# Instructions to follow
Some lines in the listing below may include the string "this". How many are there? Give only the number.

# Records to use
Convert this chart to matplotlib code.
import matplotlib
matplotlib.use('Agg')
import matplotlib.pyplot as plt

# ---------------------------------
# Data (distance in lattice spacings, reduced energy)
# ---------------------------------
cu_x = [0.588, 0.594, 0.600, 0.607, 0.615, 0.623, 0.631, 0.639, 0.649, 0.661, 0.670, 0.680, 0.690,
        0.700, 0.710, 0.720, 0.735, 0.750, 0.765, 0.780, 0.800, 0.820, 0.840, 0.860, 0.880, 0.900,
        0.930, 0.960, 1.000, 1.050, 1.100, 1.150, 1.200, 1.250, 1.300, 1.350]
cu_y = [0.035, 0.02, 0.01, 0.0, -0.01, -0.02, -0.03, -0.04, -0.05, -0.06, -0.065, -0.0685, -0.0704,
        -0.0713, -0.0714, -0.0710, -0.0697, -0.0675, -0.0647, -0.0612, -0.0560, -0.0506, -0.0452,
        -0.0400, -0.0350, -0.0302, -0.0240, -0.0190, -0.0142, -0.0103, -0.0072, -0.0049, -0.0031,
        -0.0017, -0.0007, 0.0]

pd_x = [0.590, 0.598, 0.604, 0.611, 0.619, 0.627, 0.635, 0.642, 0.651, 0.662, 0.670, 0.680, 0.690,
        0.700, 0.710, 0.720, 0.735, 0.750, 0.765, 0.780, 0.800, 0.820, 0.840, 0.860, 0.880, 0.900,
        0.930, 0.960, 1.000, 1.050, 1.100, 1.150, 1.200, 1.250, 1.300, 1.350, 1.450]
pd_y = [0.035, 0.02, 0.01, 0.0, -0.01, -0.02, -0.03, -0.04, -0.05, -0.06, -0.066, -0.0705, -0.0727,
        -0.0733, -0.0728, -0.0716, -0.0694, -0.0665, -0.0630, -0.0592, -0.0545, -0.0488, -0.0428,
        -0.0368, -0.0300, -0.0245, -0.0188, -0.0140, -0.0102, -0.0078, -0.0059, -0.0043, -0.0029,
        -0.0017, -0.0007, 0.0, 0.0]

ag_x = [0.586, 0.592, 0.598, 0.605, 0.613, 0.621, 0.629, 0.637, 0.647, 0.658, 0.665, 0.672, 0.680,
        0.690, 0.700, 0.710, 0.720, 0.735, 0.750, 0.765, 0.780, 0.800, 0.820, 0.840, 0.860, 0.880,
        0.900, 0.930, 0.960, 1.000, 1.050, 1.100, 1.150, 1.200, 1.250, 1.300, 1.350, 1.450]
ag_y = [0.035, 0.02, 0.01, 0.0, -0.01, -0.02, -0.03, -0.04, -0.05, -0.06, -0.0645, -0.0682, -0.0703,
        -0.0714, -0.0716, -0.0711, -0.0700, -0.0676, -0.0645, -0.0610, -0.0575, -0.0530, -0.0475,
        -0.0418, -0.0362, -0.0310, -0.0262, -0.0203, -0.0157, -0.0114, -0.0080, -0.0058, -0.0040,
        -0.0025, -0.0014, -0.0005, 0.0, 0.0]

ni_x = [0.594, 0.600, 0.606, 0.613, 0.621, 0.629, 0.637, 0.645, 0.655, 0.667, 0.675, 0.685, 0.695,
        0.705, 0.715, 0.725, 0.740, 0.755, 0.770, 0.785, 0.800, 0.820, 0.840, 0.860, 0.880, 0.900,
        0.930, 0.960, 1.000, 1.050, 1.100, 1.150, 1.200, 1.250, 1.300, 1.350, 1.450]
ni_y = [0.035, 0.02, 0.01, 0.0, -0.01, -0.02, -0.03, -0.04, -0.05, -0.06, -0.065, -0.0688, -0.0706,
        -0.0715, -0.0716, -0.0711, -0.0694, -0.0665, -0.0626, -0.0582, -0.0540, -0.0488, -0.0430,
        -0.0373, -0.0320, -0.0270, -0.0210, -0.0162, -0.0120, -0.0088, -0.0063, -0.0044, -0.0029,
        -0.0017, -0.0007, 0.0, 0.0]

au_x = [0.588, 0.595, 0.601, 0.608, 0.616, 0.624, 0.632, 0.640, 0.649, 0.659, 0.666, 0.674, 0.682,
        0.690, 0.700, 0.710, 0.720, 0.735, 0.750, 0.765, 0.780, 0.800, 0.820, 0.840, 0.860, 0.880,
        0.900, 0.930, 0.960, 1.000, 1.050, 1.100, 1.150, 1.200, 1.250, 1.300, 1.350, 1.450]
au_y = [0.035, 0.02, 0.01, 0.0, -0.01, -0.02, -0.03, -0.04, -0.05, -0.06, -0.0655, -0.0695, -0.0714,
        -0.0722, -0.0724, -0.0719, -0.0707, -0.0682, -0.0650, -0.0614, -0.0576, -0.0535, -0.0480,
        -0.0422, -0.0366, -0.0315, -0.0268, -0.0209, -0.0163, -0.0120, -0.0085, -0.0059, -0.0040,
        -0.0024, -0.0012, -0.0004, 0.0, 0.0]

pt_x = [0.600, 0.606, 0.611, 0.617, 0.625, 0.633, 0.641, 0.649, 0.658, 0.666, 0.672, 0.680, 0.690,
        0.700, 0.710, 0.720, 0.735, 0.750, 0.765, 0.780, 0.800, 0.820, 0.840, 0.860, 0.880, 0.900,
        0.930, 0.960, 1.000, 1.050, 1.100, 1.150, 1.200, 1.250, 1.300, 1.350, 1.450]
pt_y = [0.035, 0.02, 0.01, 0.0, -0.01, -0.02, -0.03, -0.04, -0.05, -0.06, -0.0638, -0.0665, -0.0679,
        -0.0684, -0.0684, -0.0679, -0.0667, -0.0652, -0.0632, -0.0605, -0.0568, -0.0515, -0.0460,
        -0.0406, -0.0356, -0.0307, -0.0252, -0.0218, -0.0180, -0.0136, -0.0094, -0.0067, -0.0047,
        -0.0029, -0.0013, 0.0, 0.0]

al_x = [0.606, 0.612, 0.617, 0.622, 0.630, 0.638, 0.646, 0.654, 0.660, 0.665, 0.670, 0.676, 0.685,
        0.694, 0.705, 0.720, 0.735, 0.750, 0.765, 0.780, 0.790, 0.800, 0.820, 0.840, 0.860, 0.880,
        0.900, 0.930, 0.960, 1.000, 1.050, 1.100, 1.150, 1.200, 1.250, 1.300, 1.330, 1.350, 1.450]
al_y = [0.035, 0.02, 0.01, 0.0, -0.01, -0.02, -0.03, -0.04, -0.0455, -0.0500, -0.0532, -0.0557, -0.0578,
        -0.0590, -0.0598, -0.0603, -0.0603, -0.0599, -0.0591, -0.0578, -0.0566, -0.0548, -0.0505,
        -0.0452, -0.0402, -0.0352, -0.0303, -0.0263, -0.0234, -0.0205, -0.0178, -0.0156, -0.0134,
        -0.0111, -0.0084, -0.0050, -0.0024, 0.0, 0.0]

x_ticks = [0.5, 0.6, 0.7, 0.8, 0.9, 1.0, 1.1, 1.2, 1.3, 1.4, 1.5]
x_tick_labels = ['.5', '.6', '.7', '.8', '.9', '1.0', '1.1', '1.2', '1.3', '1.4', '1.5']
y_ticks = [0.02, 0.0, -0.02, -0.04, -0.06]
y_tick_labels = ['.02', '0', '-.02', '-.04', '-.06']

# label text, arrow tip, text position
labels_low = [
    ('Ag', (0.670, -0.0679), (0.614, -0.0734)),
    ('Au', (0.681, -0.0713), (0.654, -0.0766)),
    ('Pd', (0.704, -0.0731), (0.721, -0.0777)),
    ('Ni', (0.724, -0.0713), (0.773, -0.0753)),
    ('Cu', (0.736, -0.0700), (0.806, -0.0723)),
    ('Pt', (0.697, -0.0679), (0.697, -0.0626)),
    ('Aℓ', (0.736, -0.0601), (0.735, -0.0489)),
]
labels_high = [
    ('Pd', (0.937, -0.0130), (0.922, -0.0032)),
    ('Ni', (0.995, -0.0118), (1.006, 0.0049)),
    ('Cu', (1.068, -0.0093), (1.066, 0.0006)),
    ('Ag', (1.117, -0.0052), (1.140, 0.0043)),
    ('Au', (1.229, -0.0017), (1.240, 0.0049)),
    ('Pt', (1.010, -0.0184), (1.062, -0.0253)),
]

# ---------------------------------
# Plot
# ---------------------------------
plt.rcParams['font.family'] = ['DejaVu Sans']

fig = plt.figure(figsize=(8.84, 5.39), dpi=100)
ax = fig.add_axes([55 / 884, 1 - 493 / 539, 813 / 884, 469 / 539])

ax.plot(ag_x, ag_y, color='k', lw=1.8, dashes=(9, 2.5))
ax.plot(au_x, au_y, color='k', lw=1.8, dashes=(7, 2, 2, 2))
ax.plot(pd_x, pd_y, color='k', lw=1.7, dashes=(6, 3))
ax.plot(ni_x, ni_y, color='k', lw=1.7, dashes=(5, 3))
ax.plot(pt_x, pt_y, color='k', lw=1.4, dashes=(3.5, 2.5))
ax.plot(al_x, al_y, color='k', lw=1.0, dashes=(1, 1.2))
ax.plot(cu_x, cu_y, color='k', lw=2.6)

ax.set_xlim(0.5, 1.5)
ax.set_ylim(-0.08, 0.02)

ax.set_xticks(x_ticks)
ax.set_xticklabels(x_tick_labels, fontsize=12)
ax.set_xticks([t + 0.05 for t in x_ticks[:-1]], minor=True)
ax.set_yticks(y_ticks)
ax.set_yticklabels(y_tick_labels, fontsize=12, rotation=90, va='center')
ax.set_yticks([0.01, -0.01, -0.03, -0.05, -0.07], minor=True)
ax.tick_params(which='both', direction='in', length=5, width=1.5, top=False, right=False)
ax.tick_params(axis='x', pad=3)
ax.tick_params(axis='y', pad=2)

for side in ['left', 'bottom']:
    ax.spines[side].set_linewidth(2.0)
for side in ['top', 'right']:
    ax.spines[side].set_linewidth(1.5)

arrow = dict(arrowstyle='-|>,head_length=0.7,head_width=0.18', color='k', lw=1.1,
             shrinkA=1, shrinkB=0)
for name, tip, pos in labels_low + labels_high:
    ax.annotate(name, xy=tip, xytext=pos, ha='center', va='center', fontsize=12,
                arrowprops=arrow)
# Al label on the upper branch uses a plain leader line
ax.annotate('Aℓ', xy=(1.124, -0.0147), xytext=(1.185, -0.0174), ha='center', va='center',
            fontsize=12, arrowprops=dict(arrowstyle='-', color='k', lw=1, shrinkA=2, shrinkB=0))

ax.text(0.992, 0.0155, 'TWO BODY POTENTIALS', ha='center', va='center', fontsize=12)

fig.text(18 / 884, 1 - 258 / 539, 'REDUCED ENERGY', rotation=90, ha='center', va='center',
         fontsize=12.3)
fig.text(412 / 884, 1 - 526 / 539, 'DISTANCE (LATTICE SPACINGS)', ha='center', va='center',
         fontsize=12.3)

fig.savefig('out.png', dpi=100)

...

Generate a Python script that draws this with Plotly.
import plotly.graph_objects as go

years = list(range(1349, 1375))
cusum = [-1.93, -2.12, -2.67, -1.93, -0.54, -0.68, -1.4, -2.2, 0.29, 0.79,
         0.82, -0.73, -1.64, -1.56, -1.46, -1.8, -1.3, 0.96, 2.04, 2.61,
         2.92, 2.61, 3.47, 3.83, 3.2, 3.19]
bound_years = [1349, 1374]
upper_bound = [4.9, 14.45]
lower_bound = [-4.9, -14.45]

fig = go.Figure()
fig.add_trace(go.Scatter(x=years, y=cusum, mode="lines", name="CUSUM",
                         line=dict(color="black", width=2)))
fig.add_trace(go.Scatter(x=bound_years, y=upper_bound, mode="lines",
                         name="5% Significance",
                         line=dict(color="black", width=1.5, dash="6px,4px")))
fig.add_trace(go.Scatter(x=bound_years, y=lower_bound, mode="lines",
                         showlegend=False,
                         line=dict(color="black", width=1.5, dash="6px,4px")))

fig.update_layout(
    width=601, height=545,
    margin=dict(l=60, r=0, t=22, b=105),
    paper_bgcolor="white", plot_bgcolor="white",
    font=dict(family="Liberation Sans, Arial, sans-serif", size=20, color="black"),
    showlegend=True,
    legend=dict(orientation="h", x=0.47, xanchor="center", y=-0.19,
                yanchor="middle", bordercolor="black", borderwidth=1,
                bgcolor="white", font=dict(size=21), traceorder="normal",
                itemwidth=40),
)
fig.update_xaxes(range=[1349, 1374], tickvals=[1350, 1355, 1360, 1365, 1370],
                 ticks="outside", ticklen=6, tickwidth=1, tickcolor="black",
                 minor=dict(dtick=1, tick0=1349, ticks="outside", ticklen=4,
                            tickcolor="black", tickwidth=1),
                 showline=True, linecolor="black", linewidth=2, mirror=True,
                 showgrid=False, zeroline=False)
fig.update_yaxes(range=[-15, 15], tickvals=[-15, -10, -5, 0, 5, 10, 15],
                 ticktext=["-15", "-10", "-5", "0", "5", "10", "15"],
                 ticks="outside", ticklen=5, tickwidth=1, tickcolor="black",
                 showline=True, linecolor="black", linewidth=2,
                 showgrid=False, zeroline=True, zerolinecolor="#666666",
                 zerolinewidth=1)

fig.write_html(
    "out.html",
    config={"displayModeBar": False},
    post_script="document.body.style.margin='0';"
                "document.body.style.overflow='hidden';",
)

==

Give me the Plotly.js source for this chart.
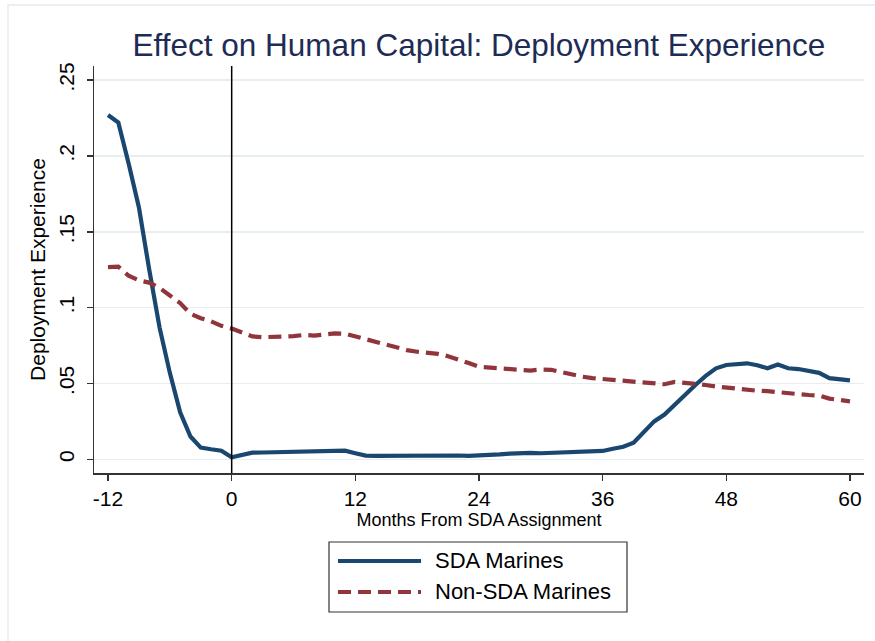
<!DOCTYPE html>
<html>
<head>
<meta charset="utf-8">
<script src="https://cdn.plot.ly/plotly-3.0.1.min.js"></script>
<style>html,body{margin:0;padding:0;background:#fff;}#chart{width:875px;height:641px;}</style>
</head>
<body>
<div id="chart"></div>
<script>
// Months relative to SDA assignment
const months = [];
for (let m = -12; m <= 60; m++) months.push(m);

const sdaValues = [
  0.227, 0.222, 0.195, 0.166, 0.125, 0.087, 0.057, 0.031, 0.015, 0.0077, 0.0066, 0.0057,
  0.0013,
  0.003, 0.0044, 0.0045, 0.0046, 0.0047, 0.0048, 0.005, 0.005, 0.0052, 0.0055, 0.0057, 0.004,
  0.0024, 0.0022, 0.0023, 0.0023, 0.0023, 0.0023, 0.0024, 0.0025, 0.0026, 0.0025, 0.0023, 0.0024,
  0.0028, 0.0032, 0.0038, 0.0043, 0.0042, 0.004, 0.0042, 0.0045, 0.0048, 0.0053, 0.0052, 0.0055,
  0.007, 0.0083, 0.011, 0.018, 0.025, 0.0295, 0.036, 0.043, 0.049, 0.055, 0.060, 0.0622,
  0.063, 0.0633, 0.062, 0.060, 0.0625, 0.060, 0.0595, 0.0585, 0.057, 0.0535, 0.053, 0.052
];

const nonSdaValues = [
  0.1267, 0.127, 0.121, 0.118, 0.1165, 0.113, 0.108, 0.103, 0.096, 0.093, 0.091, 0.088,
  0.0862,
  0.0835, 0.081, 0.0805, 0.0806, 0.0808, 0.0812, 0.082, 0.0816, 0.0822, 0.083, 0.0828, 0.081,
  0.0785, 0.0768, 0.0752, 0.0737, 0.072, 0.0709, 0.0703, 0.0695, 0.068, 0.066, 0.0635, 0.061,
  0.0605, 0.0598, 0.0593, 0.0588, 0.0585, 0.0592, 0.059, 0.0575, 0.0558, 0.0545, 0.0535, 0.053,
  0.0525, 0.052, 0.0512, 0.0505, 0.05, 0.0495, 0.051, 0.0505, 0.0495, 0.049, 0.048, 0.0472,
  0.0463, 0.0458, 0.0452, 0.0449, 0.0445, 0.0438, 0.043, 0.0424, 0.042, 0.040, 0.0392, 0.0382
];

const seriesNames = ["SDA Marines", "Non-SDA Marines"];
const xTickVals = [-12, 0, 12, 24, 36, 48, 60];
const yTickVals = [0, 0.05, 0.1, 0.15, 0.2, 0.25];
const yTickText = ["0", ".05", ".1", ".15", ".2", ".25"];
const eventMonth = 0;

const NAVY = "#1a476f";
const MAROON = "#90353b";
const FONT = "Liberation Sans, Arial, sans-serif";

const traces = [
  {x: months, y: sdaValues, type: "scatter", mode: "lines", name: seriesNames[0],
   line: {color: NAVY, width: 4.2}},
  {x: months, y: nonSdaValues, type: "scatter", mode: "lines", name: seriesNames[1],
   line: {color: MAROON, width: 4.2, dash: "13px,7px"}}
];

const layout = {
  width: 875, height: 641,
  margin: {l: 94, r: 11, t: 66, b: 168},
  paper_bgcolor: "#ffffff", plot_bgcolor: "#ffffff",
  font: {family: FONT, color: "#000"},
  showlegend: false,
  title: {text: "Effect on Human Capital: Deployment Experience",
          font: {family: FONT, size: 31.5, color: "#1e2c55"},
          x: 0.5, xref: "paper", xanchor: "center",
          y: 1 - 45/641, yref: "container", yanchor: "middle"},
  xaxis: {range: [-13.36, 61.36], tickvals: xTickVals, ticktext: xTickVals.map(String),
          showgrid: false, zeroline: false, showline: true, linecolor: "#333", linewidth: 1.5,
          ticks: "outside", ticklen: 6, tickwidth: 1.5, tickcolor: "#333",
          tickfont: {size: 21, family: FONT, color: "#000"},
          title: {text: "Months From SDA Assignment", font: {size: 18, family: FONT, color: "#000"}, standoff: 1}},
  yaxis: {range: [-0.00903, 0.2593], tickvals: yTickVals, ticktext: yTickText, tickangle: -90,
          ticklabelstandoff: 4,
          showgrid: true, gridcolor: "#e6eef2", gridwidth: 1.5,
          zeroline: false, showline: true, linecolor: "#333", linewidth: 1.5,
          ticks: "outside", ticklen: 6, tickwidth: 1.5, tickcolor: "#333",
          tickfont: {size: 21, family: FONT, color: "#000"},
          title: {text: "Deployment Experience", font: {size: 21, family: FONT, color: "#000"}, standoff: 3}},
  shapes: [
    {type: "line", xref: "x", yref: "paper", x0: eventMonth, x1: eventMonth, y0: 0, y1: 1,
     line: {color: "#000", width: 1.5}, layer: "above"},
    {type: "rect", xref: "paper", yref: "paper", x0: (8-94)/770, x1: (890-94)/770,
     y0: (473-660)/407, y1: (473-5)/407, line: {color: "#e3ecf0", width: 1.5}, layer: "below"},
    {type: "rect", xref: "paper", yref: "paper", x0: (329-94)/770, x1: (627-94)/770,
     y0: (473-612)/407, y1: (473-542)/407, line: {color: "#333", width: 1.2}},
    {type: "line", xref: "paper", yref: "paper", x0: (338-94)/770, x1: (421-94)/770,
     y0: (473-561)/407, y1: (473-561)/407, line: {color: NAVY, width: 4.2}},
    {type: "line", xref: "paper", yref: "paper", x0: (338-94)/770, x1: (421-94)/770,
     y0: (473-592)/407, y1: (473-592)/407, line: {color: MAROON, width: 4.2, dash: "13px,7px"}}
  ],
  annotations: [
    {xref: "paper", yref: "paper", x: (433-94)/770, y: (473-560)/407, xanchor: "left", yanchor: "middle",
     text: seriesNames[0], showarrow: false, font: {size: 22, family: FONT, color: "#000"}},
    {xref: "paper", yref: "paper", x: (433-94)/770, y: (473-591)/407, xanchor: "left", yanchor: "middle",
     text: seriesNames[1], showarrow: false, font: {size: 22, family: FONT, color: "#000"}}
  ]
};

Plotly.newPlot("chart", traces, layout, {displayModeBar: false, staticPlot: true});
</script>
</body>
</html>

# Output of the task
3